A woman who was pepper-sprayed and held in restraints against her will while a patient at Riverview Psychiatric Center in 2013 is suing the state over the incident. The lawsuit was filed Monday in Kennebec County Superior Court.
Daniel Lilley, the attorney for Arlene Edson, hopes a settlement can be reached in which the state will provide money for Edson’s treatment in a private setting.
“We can offer to the court an alternative to dead-end incarceration or dead-end hospitalization. She’s going to need something tailor-made for her situation. We have to get her out of the environment that she’s in,” Lilley said.
The Maine Attorney General’s Office declined to comment, saying it had not received a copy of the lawsuit yet.
Lilley doesn’t have a specific proposal on where or how Edson would be treated, but said the options are being examined.
Edson, 31, formerly of Fryeburg, is serving an 18-month sentence at the Maine Correctional Center in Windham. In February, she pleaded guilty in a separate incident to assaulting a Riverview employee about a year after she was abused by Riverview workers.
Her attorneys have said Edson committed the assault so she could be transferred to prison because she didn’t like the care she was receiving at Riverview, the state psychiatric hospital in Augusta. Edson had been at Riverview since 2011 after being found not criminally responsible on arson and assault charges because of her mental illness.
On Dec. 2, 2013, according to a report issued after a state investigation, Edson was pepper-sprayed by a correctional officer working at Riverview, held in restraints and secluded for hours despite not posing a threat.
Riverview employees then covered up the incident by filing misleading reports about what happened, according to state documents, until former nurse Jeanne Carroll reported the incident to state investigators with the Division of Licensing and Regulatory Services. Investigators concluded that Riverview employees abused Edson.
According to the report, Edson had a verbal run-in with a nurse and then went to her room. While in her room, naked and in a “defenseless pose,” a corrections officer pepper-sprayed her, surveillance video showed. Edson was handcuffed, taken to an isolation room and put into a five-point restraint, in which patients are placed on a bed and nylon straps tied around their ankles, wrists and chest, greatly restricting movement, the report said. Edson repeatedly asked for a shower, coughed repeatedly and said she couldn’t breathe, the report said.
The 92-bed state hospital lost its federal certification in September 2013 and $20 million per year in federal money over quality issues and a host of problems. Efforts to regain good standing with the U.S. Centers for Medicare and Medicaid Services have so far been unsuccessful.
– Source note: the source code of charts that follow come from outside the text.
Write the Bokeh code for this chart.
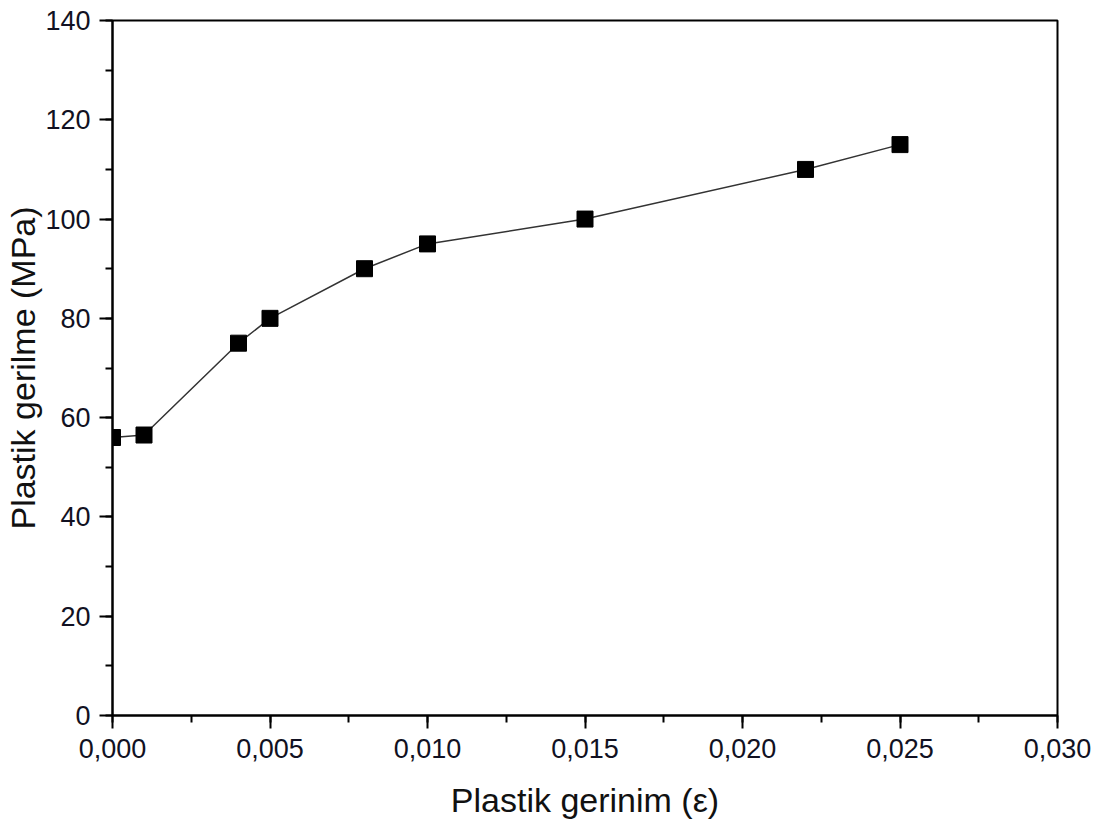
from bokeh.plotting import figure
from bokeh.models import SingleIntervalTicker, CustomJSTickFormatter, Range1d
from bokeh.embed import file_html
from bokeh.resources import INLINE

strain = [0.000, 0.001, 0.004, 0.005, 0.008, 0.010, 0.015, 0.022, 0.025]
stress = [56, 56.5, 75, 80, 90, 95, 100, 110, 115]

p = figure(width=1109, height=830, output_backend="svg", toolbar_location=None,
           x_range=Range1d(0, 0.030), y_range=Range1d(0, 140),
           min_border_left=112, min_border_right=52, min_border_top=20, min_border_bottom=115)
p.background_fill_color = "white"
p.border_fill_color = "white"
p.grid.visible = False
p.outline_line_color = "black"
p.outline_line_width = 2

p.line(strain, stress, line_color="#333333", line_width=1.5)
p.scatter(strain, stress, marker="square", size=16, fill_color="black", line_color="black")

font = "Liberation Sans"
for ax in (p.xaxis[0], p.yaxis[0]):
    ax.axis_line_width = 2
    ax.major_tick_line_width = 2
    ax.minor_tick_line_width = 2
    ax.major_tick_out = 13
    ax.major_tick_in = 0
    ax.minor_tick_out = 7
    ax.minor_tick_in = 0
    ax.major_label_text_font = font
    ax.major_label_text_font_size = "27px"
    ax.major_label_text_color = "#111122"
    ax.axis_label_text_font = font
    ax.axis_label_text_font_size = "34px"
    ax.axis_label_text_font_style = "normal"
    ax.axis_label_text_color = "#111111"

p.xaxis[0].ticker = SingleIntervalTicker(interval=0.005, num_minor_ticks=2)
p.yaxis[0].ticker = SingleIntervalTicker(interval=20, num_minor_ticks=2)
p.xaxis[0].formatter = CustomJSTickFormatter(code="return tick.toFixed(3).replace('.', ',');")
p.yaxis[0].formatter = CustomJSTickFormatter(code="return Math.round(tick).toString();")
p.xaxis[0].axis_label = "Plastik gerinim (ε)"
p.yaxis[0].axis_label = "Plastik gerilme (MPa)"
p.xaxis[0].major_label_standoff = 10
p.yaxis[0].major_label_standoff = 9
p.xaxis[0].axis_label_standoff = 20
p.yaxis[0].axis_label_standoff = 0

open("out.html", "w").write(file_html(p, INLINE))
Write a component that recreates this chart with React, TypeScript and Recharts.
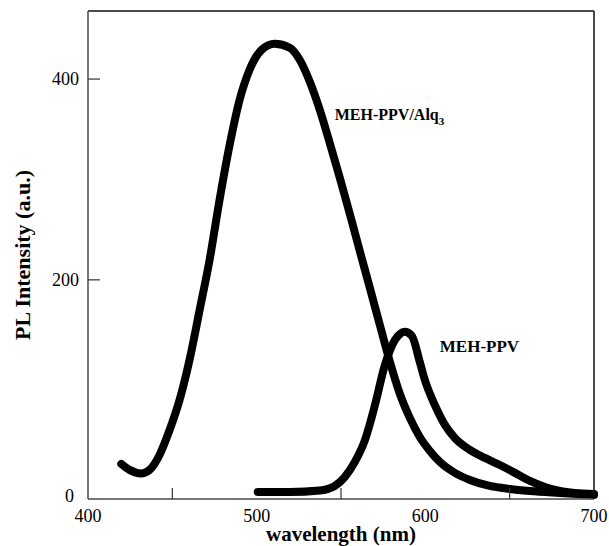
import { LineChart, Line, XAxis, YAxis, ReferenceDot } from "recharts";

// MEH-PPV/Alq3 blend emission (nm, a.u.)
const blendWavelength = [
  419.7, 424.6, 431.5, 436.5, 442.4, 448.4, 454.3, 460.2, 466.2, 472.1, 478.0,
  484.0, 489.9, 495.8, 503.0, 510.7, 519.6, 525.5, 531.5, 537.4, 543.3, 549.3,
  555.2, 561.1, 567.1, 573.0, 579.0, 584.9, 590.8, 596.7, 602.7, 608.6, 617.5,
  626.4, 638.2, 650.1, 662.0, 679.8, 700.0,
];
const blendIntensity = [
  16.6, 10.7, 7.2, 10.7, 25.6, 50.5, 80.4, 120.3, 170.1, 219.9, 279.7, 334.5,
  379.4, 409.3, 429.2, 435.2, 431.2, 419.2, 397.3, 369.4, 336.5, 301.6, 265.8,
  228.9, 192.0, 155.2, 118.3, 86.4, 62.5, 43.5, 29.6, 18.6, 7.7, 0.7, -5.3,
  -8.3, -10.3, -12.3, -14.3,
];

// MEH-PPV emission
const mehWavelength = [
  500.6, 519.6, 537.4, 546.3, 552.2, 558.2, 564.1, 570.1, 576.0, 581.9, 584.9,
  587.8, 592.0, 596.7, 599.7, 605.6, 611.6, 617.5, 626.4, 635.3, 644.2, 653.1,
  662.0, 670.9, 679.8, 688.7, 700.0,
];
const mehIntensity = [
  -11.3, -11.3, -9.8, -5.3, 3.5, 18.6, 40.0, 75.0, 115.0, 140.0, 146.0, 148.2,
  144.2, 118.3, 100.3, 75.4, 55.5, 42.5, 30.6, 22.6, 15.6, 7.7, -0.3, -6.3,
  -10.3, -12.3, -13.3,
];

const xTicks = [400, 450, 500, 550, 600, 650, 700];
const yTicks = [0, 200, 400];

const font = '"Liberation Serif", "Times New Roman", serif';

const toPoints = (xs: number[], ys: number[]) =>
  xs.map((w, i) => ({ w, v: ys[i] }));

const blendData = toPoints(blendWavelength, blendIntensity);
const mehData = toPoints(mehWavelength, mehIntensity);

const XTick = (props: any) => {
  const { x, y, payload } = props;
  const value = Number(payload.value);
  if (value % 100 !== 0) {
    return <line x1={x} x2={x} y1={y} y2={y - 11} stroke="#333" strokeWidth={1.2} />;
  }
  return (
    <text x={x} y={y + 23} textAnchor="middle" fontFamily={font} fontSize={18} fill="#000">
      {value}
    </text>
  );
};

const YTick = (props: any) => {
  const { x, y, payload } = props;
  const value = Number(payload.value);
  if (value === 0) {
    return (
      <text x={x - 14} y={y + 21} textAnchor="end" fontFamily={font} fontSize={18} fill="#000">
        0
      </text>
    );
  }
  return (
    <g>
      <line x1={x} x2={x + 12} y1={y} y2={y} stroke="#333" strokeWidth={1.2} />
      <text x={x - 9} y={y + 6} textAnchor="end" fontFamily={font} fontSize={18} fill="#000">
        {value}
      </text>
    </g>
  );
};

const XTitle = ({ viewBox }: any) => (
  <text
    x={viewBox.x + viewBox.width / 2}
    y={viewBox.y + 42}
    textAnchor="middle"
    fontFamily={font}
    fontSize={21}
    fontWeight="bold"
    fill="#000"
  >
    wavelength (nm)
  </text>
);

const YTitle = ({ viewBox }: any) => {
  const cx = viewBox.x + viewBox.width - 66;
  const cy = viewBox.y + viewBox.height / 2;
  return (
    <text
      transform={`translate(${cx}, ${cy}) rotate(-90)`}
      textAnchor="middle"
      dominantBaseline="central"
      fontFamily={font}
      fontSize={22}
      fontWeight="bold"
      fill="#000"
    >
      PL Intensity (a.u.)
    </text>
  );
};

const SeriesLabel = ({ viewBox, text, sub, size }: any) => (
  <text x={viewBox.x} y={viewBox.y + 5} fontFamily={font} fontSize={size} fontWeight="bold" fill="#000">
    {text}
    {sub && (
      <tspan dy={5} fontSize={11}>
        {sub}
      </tspan>
    )}
  </text>
);

export default function App() {
  return (
    <div style={{ position: "absolute", left: 0, top: 0, width: 609, height: 546, background: "#fff" }}>
      <LineChart
        width={609}
        height={546}
        margin={{ top: 10, right: 14, bottom: 7, left: 8 }}
      >
        <XAxis
          dataKey="w"
          type="number"
          domain={[400, 700]}
          ticks={xTicks}
          interval={0}
          height={40}
          tickSize={0}
          tickMargin={0}
          tickLine={false}
          tick={<XTick />}
          axisLine={{ stroke: "#4a4a4a", strokeWidth: 1.5 }}
          label={<XTitle />}
        />
        <XAxis
          xAxisId="top"
          orientation="top"
          type="number"
          domain={[400, 700]}
          height={1}
          tick={false}
          tickLine={false}
          axisLine={{ stroke: "#111", strokeWidth: 1.5 }}
        />
        <YAxis
          type="number"
          domain={[-18.3, 467.8]}
          ticks={yTicks}
          interval={0}
          width={80}
          tickSize={0}
          tickMargin={0}
          tickLine={false}
          tick={<YTick />}
          axisLine={{ stroke: "#4a4a4a", strokeWidth: 1.5 }}
          label={<YTitle />}
        />
        <YAxis
          yAxisId="right"
          orientation="right"
          type="number"
          domain={[-18.3, 467.8]}
          width={1}
          tick={false}
          tickLine={false}
          axisLine={{ stroke: "#111", strokeWidth: 1.5 }}
        />
        <Line
          data={blendData}
          dataKey="v"
          type="monotone"
          stroke="#000"
          strokeWidth={8}
          strokeLinecap="round"
          dot={false}
          activeDot={false}
          isAnimationActive={false}
        />
        <Line
          data={mehData}
          dataKey="v"
          type="monotone"
          stroke="#000"
          strokeWidth={8}
          strokeLinecap="round"
          dot={false}
          activeDot={false}
          isAnimationActive={false}
        />
        <ReferenceDot
          x={546.3}
          y={364.4}
          r={0}
          fill="none"
          stroke="none"
          label={<SeriesLabel text="MEH-PPV/Alq" sub="3" size={16} />}
        />
        <ReferenceDot
          x={608.6}
          y={133.2}
          r={0}
          fill="none"
          stroke="none"
          label={<SeriesLabel text="MEH-PPV" size={17} />}
        />
      </LineChart>
    </div>
  );
}
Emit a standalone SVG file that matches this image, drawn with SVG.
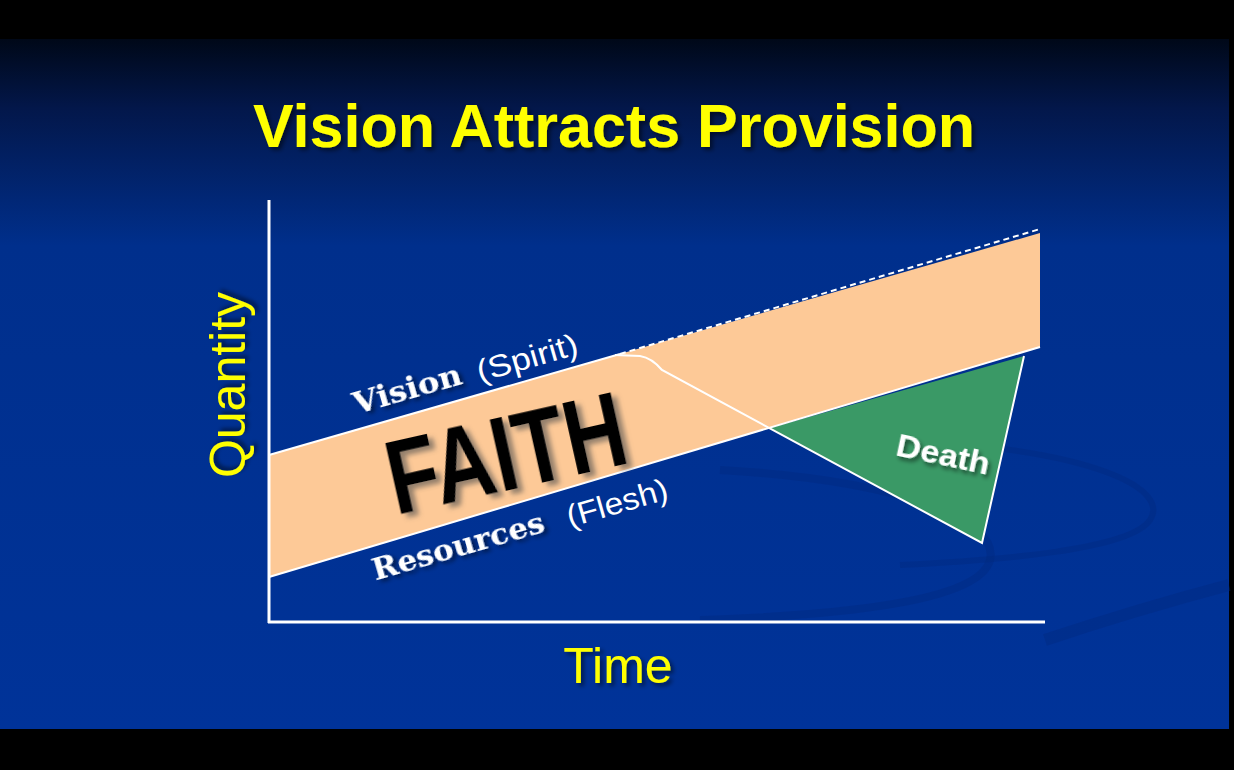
<svg xmlns="http://www.w3.org/2000/svg" width="1234" height="770" viewBox="0 0 1234 770">
  <defs>
    <linearGradient id="bg" x1="0" y1="39" x2="0" y2="729" gradientUnits="userSpaceOnUse">
      <stop offset="0" stop-color="#000818"/>
      <stop offset="0.1" stop-color="#03174a"/>
      <stop offset="0.3" stop-color="#002f8c"/>
      <stop offset="1" stop-color="#003399"/>
    </linearGradient>
    <filter id="shadow" x="-10%" y="-20%" width="130%" height="150%">
      <feGaussianBlur in="SourceAlpha" stdDeviation="2"/>
      <feOffset dx="3" dy="3" result="b"/>
      <feFlood flood-color="#000000" flood-opacity="0.5"/>
      <feComposite in2="b" operator="in"/>
      <feMerge><feMergeNode/><feMergeNode in="SourceGraphic"/></feMerge>
    </filter>
    <filter id="gshadow" x="-10%" y="-20%" width="130%" height="150%">
      <feGaussianBlur in="SourceAlpha" stdDeviation="2.5"/>
      <feOffset dx="5" dy="5" result="b"/>
      <feFlood flood-color="#505050" flood-opacity="0.6"/>
      <feComposite in2="b" operator="in"/>
      <feMerge><feMergeNode/><feMergeNode in="SourceGraphic"/></feMerge>
    </filter>
  </defs>
  <style>
    .yel { fill: #ffff00; font-family: "Liberation Sans", Arial, sans-serif; }
    .slab { fill: #ffffff; font-family: "DejaVu Serif", "Liberation Serif", serif; font-weight: bold; }
    .sans { fill: #ffffff; font-family: "Liberation Sans", Arial, sans-serif; }
    .axis { stroke: #ffffff; stroke-width: 3; fill: none; }
    .edge { stroke: #ffffff; stroke-width: 2; fill: none; }
  </style>

  <rect x="0" y="0" width="1234" height="770" fill="#000000"/>
  <rect x="0" y="39" width="1229" height="690" fill="url(#bg)"/>
  <g id="swoosh" fill="none" stroke="#00287c" stroke-opacity="0.35">
    <path d="M 720 470 C 900 480 1000 520 990 560 C 980 600 850 615 700 620" stroke-width="8"/>
    <path d="M 900 440 C 1100 450 1170 490 1150 520 C 1130 550 1000 560 900 565" stroke-width="6"/>
    <path d="M 1045 640 C 1120 615 1180 598 1229 585" stroke-width="12"/>
  </g>

  <g id="title">
    <text class="yel" x="614" y="147" font-size="61" font-weight="bold" text-anchor="middle" filter="url(#shadow)">Vision Attracts Provision</text>
  </g>

  <g id="band">
    <polygon points="269,455 1040,233 1040,347 269,577" fill="#fdc997"/>
  </g>

  <g id="death">
    <polygon points="770,428 1024,356 982,543" fill="#3a9966"/>
    <text class="sans" transform="translate(941,465) rotate(12)" font-size="32" font-weight="bold" text-anchor="middle" textLength="95" lengthAdjust="spacingAndGlyphs" filter="url(#shadow)">Death</text>
  </g>

  <g id="connectors">
    <line class="axis" x1="269" y1="200" x2="269" y2="623"/>
    <line class="axis" x1="268" y1="622" x2="1045" y2="622"/>
    <line class="edge" x1="269" y1="455" x2="620" y2="354"/>
    <line class="edge" x1="620" y1="354" x2="1040" y2="229" stroke-dasharray="6,4"/>
    <line class="edge" x1="269" y1="577" x2="1040" y2="347" stroke="#e8eeff"/>
    <path class="edge" d="M 615 355 L 640 356 Q 652 358 662 370 L 982 543 L 1024 356"/>
  </g>

  <g id="faith">
    <text transform="translate(514,489) rotate(-12.7)" font-family="Liberation Sans, Arial, sans-serif" font-weight="bold" font-size="106" fill="#000000" text-anchor="middle" textLength="242" lengthAdjust="spacingAndGlyphs" filter="url(#gshadow)">FAITH</text>
  </g>

  <g id="vision-label">
    <text class="slab" transform="translate(410,399) rotate(-16)" font-size="29" text-anchor="middle" textLength="112" lengthAdjust="spacingAndGlyphs" filter="url(#shadow)">Vision</text>
    <text class="sans" transform="translate(530,368) rotate(-16)" font-size="31" text-anchor="middle" textLength="104" lengthAdjust="spacingAndGlyphs">(Spirit)</text>
  </g>

  <g id="resources-label">
    <text class="slab" transform="translate(461,556) rotate(-16)" font-size="29" text-anchor="middle" textLength="178" lengthAdjust="spacingAndGlyphs" filter="url(#shadow)">Resources</text>
    <text class="sans" transform="translate(620,513) rotate(-16)" font-size="31" text-anchor="middle" textLength="104" lengthAdjust="spacingAndGlyphs">(Flesh)</text>
  </g>

  <g id="y-label">
    <text class="yel" transform="translate(245,385) rotate(-90)" font-size="50" text-anchor="middle" filter="url(#shadow)">Quantity</text>
  </g>

  <g id="x-label">
    <text class="yel" x="618" y="683" font-size="50" text-anchor="middle" filter="url(#shadow)">Time</text>
  </g>
</svg>
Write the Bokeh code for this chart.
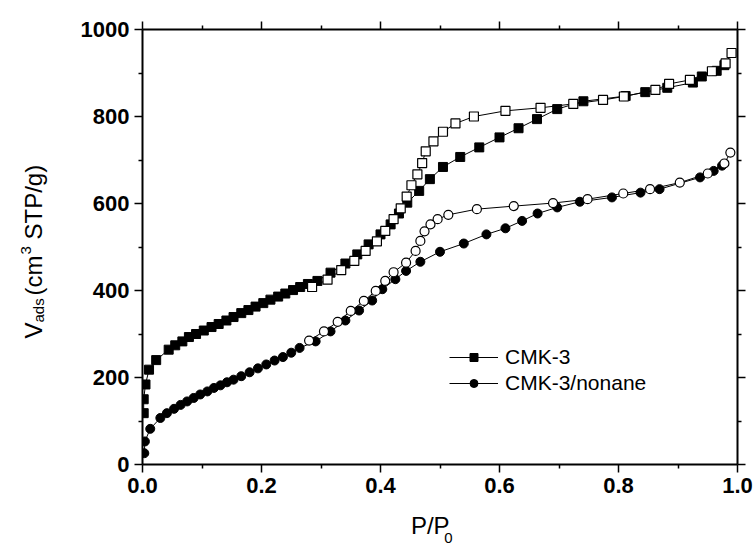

The lawsuit asks for an undetermined amount of money to compensate for Edson’s abuse. The suit also claims the state violated her Fourth Amendment rights, which protect people from the use of excessive force, that her state civil rights were violated, and that she was assaulted by state employees and suffered from emotional distress from the incident.
Lilley said that if a settlement is reached or the court agrees Edson’s rights were violated, he hopes a trust fund could be set up to pay for her care in a private setting.